Without realizing it, I was carrying out the scientific method to solve rooms like that. I’d figure out the problem of each room, observe every corner of it to see what tools I had to work with, build several small hypotheses, and carry out experiments. When an idea would fail, I’d start again, but folding in any newfound information I learned on my last attempt. After lots of trial and error, I’d eventually solve that tricky room by realizing where both I and an electronic-jamming device would need to be positioned to unlock two doors. When I finally cleared that puzzle, it felt like I’d ascended to another plane.

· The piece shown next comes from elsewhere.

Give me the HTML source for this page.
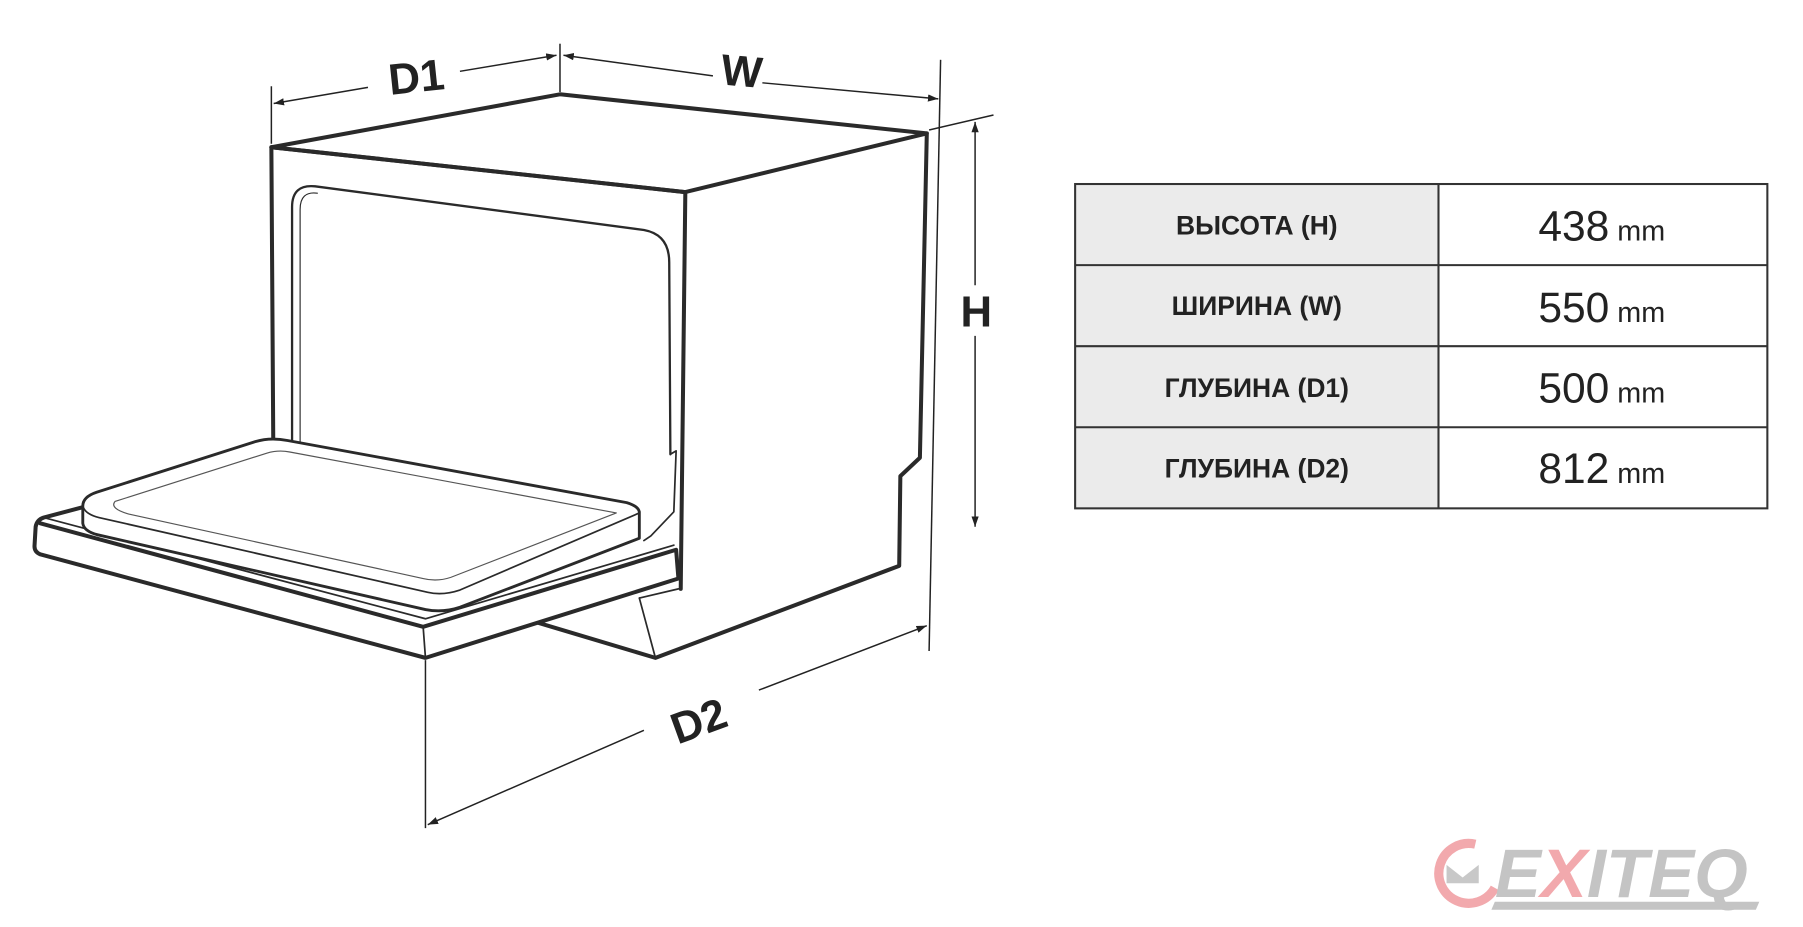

That feeling is kept up throughout the 20+ hour adventure, though it can get mentally exhausting. Late puzzle islands run out of creative tools, instead relying on less exciting gimmicks like moving platforms that feel like they belonged at the start of the challenge gauntlet, not the end. A few puzzle suites don’t do a terribly strong job at teaching their core hook off the bat either, which can leave the first chambers on some islands feeling harder than their last few. Pacing issues provided just a few moments where I questioned the all-mighty creators.
That feeling isn’t at odds with The Talos Principle 2’s teachings, though. The sequel encourages players to question their world and interrogate why things are built the way they are. Is there a good reason for a society to fall in line with certain universal laws? What do we gain from prodding them? That’s a key debate that’s central to one of the story’s most puzzling questions: Why must the android society cap its membership at 1,000? It’s never explained, but it’s a goal that Robotkind has blindly chased like a heavenly decree at the expense of growth. Perhaps there’s a good reason, but the population will never know until they ask “Why?”
If you ever find yourself critiquing developer Croteam’s design decisions during a headache-inducing puzzle, you’re playing The Talos Principle 2 right.
The Talos Principle 2 was tested on PC and Steam Deck.